A Spike-Timing Dependent Plasticity Rule for Dendritic Spines

Learn how our guest speaker uses a novel approach to explore synaptic plasticity. 

Learn about a plasticity rule governing the location and structure of dendritic spines. 

Attendees will learn how the use of multiphoton glutamate uncaging can mimic synaptic release and uncover the mechanisms of spike-timing-dependent plasticity. This approach reveals insights into the location and structural organization of dendritic spines and has useful implications for learning, memory, and cognition. 

Dr. Araya's Abstract

Dendritic spines, the main recipient of excitatory information in the brain, are tiny protrusions with a small head separated from the dendrite by a slender neck. Spines can undergo structural remodeling that is tightly coupled with synaptic function. They are also the preferential site for the induction of long-term potentiation (LTP) and long-term depression (LTD) thought to be the underlying mechanisms for learning and memory in the brain. A variation of LTP and LTD has been described in pyramidal neurons that involve the pairing of pre- and postsynaptic action potentials (APs), known as spike-timing-dependent plasticity (STDP). In this process, the timing between pre- and postsynaptic APs modulates synaptic strength, triggering LTP or LTD.

The sign and magnitude of the change in synaptic strength depend on the relative timing between spikes of two connected neurons (the pre- and postsynaptic neurons). The STDP learning rules have been extracted from studies using connected neuronal pairs or by using extracellular stimulating electrodes, but the precise location and structural organization of the excitatory inputs that support STDP at its minimal functional unit—the dendritic spine—are unknown.
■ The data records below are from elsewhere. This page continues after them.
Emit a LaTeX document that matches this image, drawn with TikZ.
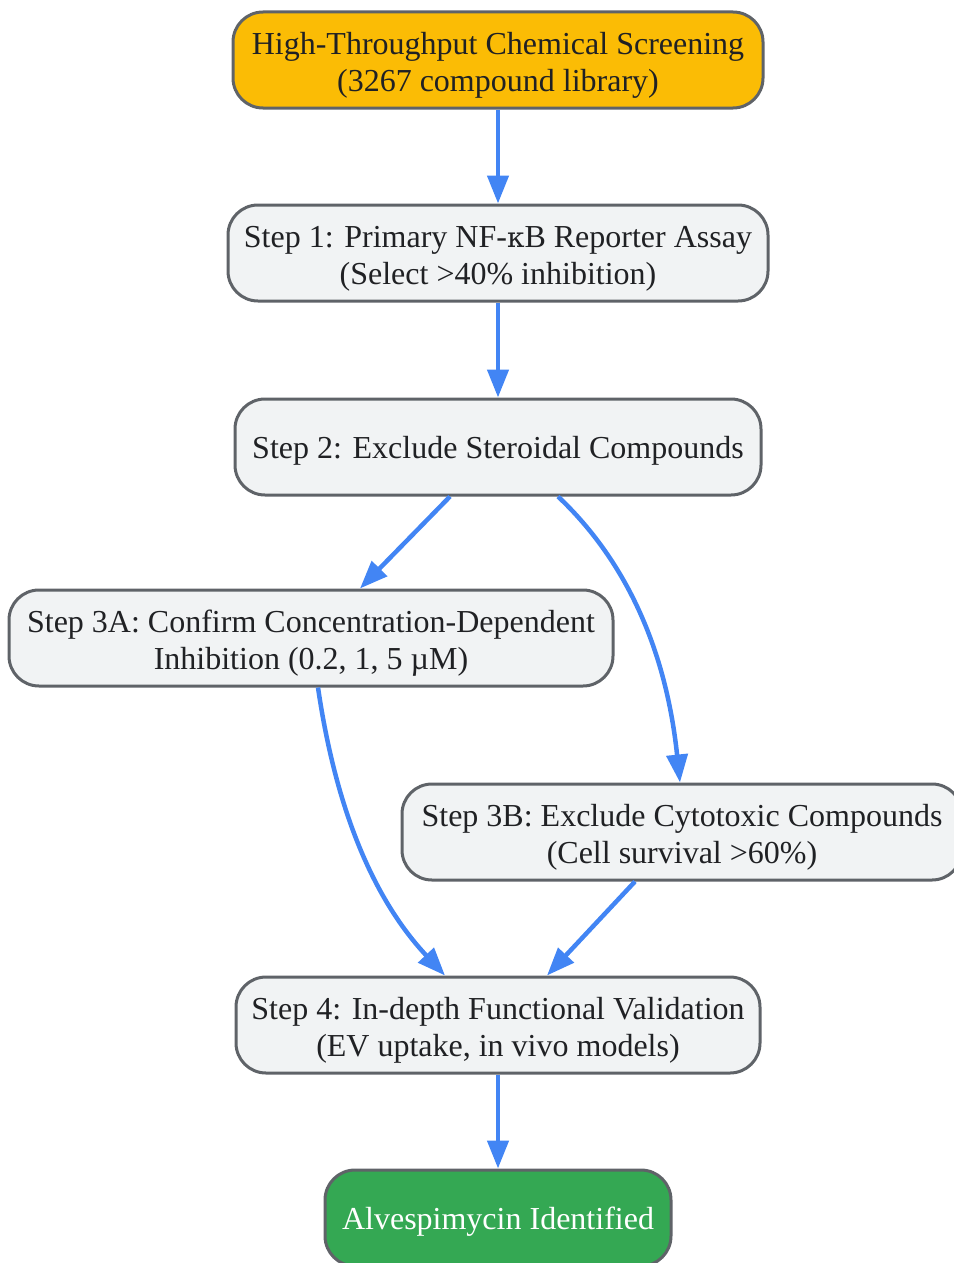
\documentclass[tikz,border=0pt]{standalone}
\usepackage{fontspec}
\setmainfont{Liberation Serif}
\usetikzlibrary{arrows.meta,positioning}

\definecolor{edgegray}{HTML}{5F6368}
\definecolor{boxgray}{HTML}{F1F3F4}
\definecolor{inkgray}{HTML}{202124}
\definecolor{flowblue}{HTML}{4285F4}
\definecolor{startamber}{HTML}{FBBC05}
\definecolor{endgreen}{HTML}{34A853}

\tikzset{
	stepbox/.style={draw=edgegray, line width=3pt, fill=boxgray, rounded corners=30pt,
		align=center, text=inkgray, inner sep=0pt, minimum height=96pt,
		font=\fontsize{32}{37}\selectfont, text height=70pt},
	oneline/.style={text height=30pt},
	flow/.style={draw=flowblue, line width=4.5pt, -{Triangle[length=28pt,width=21pt]}}
}

\begin{document}
\begin{tikzpicture}[x=1pt,y=-1pt]
	\useasboundingbox (0,0) rectangle (953,1263);

	% boxes
	\node[stepbox, fill=startamber, minimum width=530pt] (screen) at (498,60)
		{High-Throughput Chemical Screening\\(3267 compound library)};
	\node[stepbox, minimum width=540pt] (step1) at (498,253)
		{Step 1: Primary NF-\kern0pt{\fontspec{DejaVu Serif}\fontsize{28}{37}\selectfont κ}B Reporter Assay\\(Select >40\% inhibition)};
	\node[stepbox, oneline, minimum width=526pt] (step2) at (498,447)
		{Step 2: Exclude Steroidal Compounds};
	\node[stepbox, minimum width=604pt] (step3a) at (311,638)
		{Step 3A: Confirm Concentration-Dependent\\Inhibition (0.2, 1, 5 µM)};
	\node[stepbox, minimum width=560pt] (step3b) at (682,832)
		{Step 3B: Exclude Cytotoxic Compounds\\(Cell survival >60\%)};
	\node[stepbox, minimum width=524pt] (step4) at (498,1025)
		{Step 4: In-depth Functional Validation\\(EV uptake, in vivo models)};
	\node[stepbox, oneline, fill=endgreen, text=white, minimum width=346pt] (hit) at (498,1218)
		{Alvespimycin Identified};

	% straight links
	\draw[flow] (screen) -- (step1);
	\draw[flow] (step1) -- (step2);
	\draw[flow] ([xshift=-48pt]step2.south) -- ([xshift=49pt]step3a.north);
	\draw[flow] ([xshift=-47pt]step3b.south) -- ([xshift=49pt]step4.north);
	\draw[flow] (step4) -- (hit);

	% curved links
	\draw[flow] ([xshift=60pt]step2.south) .. controls (620,555) and (665,640) .. ([xshift=-2pt]step3b.north);
	\draw[flow] ([xshift=7pt]step3a.south) .. controls (333,790) and (365,890) .. ([xshift=-53pt]step4.north);

\end{tikzpicture}
\end{document}
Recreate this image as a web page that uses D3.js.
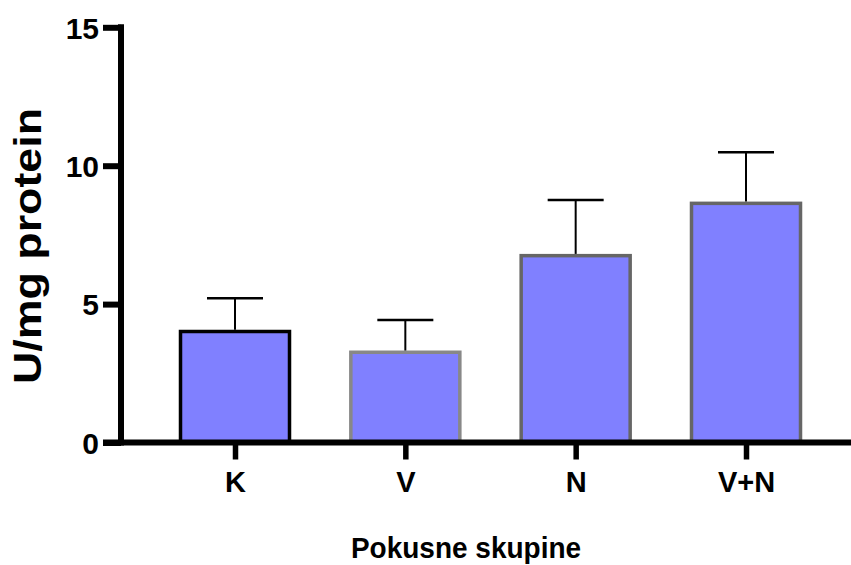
<!DOCTYPE html>
<html>
<head>
<meta charset="utf-8">
<script src="https://cdn.jsdelivr.net/npm/d3@7"></script>
<style>
  html, body { margin: 0; padding: 0; background: #fff; }
  text { font-family: "Liberation Sans", Arial, Helvetica, sans-serif; font-weight: bold; fill: #000; }
</style>
</head>
<body>
<svg id="chart" width="851" height="565"></svg>
<script>
const categories = ["K", "V", "N", "V+N"];
const means = [4.01, 3.26, 6.75, 8.64];
const errUpper = [5.21, 4.43, 8.76, 10.49];
const yTicks = [0, 5, 10, 15];
const barStroke = ["#000000", "#888888", "#666666", "#666666"];
const yTitle = "U/mg protein";
const xTitle = "Pokusne skupine";

const svg = d3.select("#chart");
const W = 851, H = 565;

const y = d3.scaleLinear().domain([0, 15]).range([442.5, 27.3]);
const x = d3.scalePoint().domain(categories).range([235, 746]);
const barW = 109;
const capW = 56;

// bars
const g = svg.append("g");
categories.forEach((c, i) => {
  g.append("rect")
    .attr("x", x(c) - barW / 2)
    .attr("y", y(means[i]))
    .attr("width", barW)
    .attr("height", y(0) - y(means[i]))
    .attr("fill", "#8080ff")
    .attr("stroke", barStroke[i])
    .attr("stroke-width", 3.5);
  // error bar
  g.append("line")
    .attr("x1", x(c)).attr("x2", x(c))
    .attr("y1", y(means[i]) - 1.75).attr("y2", y(errUpper[i]))
    .attr("stroke", "#000").attr("stroke-width", 2);
  g.append("line")
    .attr("x1", x(c) - capW / 2).attr("x2", x(c) + capW / 2)
    .attr("y1", y(errUpper[i])).attr("y2", y(errUpper[i]))
    .attr("stroke", "#000").attr("stroke-width", 2.5);
});

// y axis
const yAxis = d3.axisLeft(y).tickValues(yTicks).tickSize(18).tickSizeOuter(0).tickPadding(4);
const yg = svg.append("g").attr("transform", "translate(121,0)").call(yAxis);
yg.select(".domain").remove();
yg.selectAll(".tick line").attr("stroke", "#000").attr("stroke-width", 6);
yg.selectAll(".tick text").style("font-size", "30px").attr("dy", "0.36em");
yg.append("line")
  .attr("x1", 0).attr("x2", 0)
  .attr("y1", y(15) - 3).attr("y2", y(0) + 3)
  .attr("stroke", "#000").attr("stroke-width", 6);

// x axis
const xAxis = d3.axisBottom(x).tickSize(17).tickSizeOuter(0).tickPadding(12);
const xg = svg.append("g").attr("transform", `translate(0,${y(0)})`).call(xAxis);
xg.select(".domain").remove();
xg.selectAll(".tick line").attr("stroke", "#000").attr("stroke-width", 5.5);
xg.selectAll(".tick text").style("font-size", "29px").attr("y", 29).attr("dy", "0.71em");
xg.append("line")
  .attr("x1", 103).attr("x2", W)
  .attr("y1", 0).attr("y2", 0)
  .attr("stroke", "#000").attr("stroke-width", 6);

// titles
svg.append("text")
  .attr("transform", "translate(466,558) scale(1,1.08)")
  .attr("text-anchor", "middle")
  .style("font-size", "28px")
  .text(xTitle);

svg.append("text")
  .attr("transform", "translate(41,246) rotate(-90)")
  .attr("text-anchor", "middle")
  .attr("textLength", 276)
  .attr("lengthAdjust", "spacingAndGlyphs")
  .style("font-size", "38px")
  .text(yTitle);
</script>
</body>
</html>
In this talk, Dr. Araya provides evidence showing that the induction of STDP in single or distributed spines from layer 5 (L5) pyramidal neurons follows a bidirectional Hebbian STDP rule. This conclusion is explored using two-photon (2P) glutamate uncaging that mimics synaptic release. Furthermore, he shows that synaptic cooperativity, induced by the co-activation of only two clustered spines using 2P glutamate uncaging, disrupts t-LTD (<40 µm distance between spines) and extends the temporal window for the induction of t-LTP (<5 µm distance between spines). This is due to the generation of differential local N-methyl-D-aspartate (NMDA) receptor-dependent calcium signals, which leads to an STDP rule for clustered inputs only encompassing LTP.


These findings suggest that the functional specificity and structural arrangement of synaptic inputs, distributed or forming micro-clusters in the dendrites of pyramidal neurons, are fundamental for guiding the rules for sensory perception, affecting the STDP learning rule, learning and memory, and ultimately cognition.

Find out more about our other solutions for Fluorescence Microscopy or Multi-Photon Microscopy:

Guest Speaker

Dr. Roberto Araya

CHU Sainte-Justine Research Centre and University of Montreal

Dr. Araya completed his graduate studies with a joint thesis at the Catholic University in Chile and the University of Bonn in Germany. For his post-doctoral training, Dr. Araya joined the laboratory of Dr. Rafael Yuste at Columbia University. He was funded by a Latin American PEW fellow in biomedical sciences and later by the Howard Hughes Medical Institute. In 2011, he was hired in the Department of Neuroscience at the University of Montreal. Dr. Araya recently joined the CHU Sainte-Justine Research Centre as an Associate Professor to form part of the Child and Brain Development research axis, with the goal to further establish collaborations and pursue translational work in autism spectrum disorders. His research is well funded by the Canadian Institute of Health Research and other institutions and foundations.

Dr. Araya's research focuses on understanding how neocortical pyramidal neurons, and the circuitry they reside in, enables sensory processing. More specifically, Dr. Araya is passionate about dendritic computations, and how dendritic spines control the processing, storage, and integration of synaptic inputs. He is extending these questions to neurological disorders to uncover abnormal neuronal and circuit elements via a multifaceted approach that includes a state-of-the-art custom-built in vivo and in vitro two-photon setup with holographic stimulation capabilities and electrophysiological, structural, genetic, and molecular tools.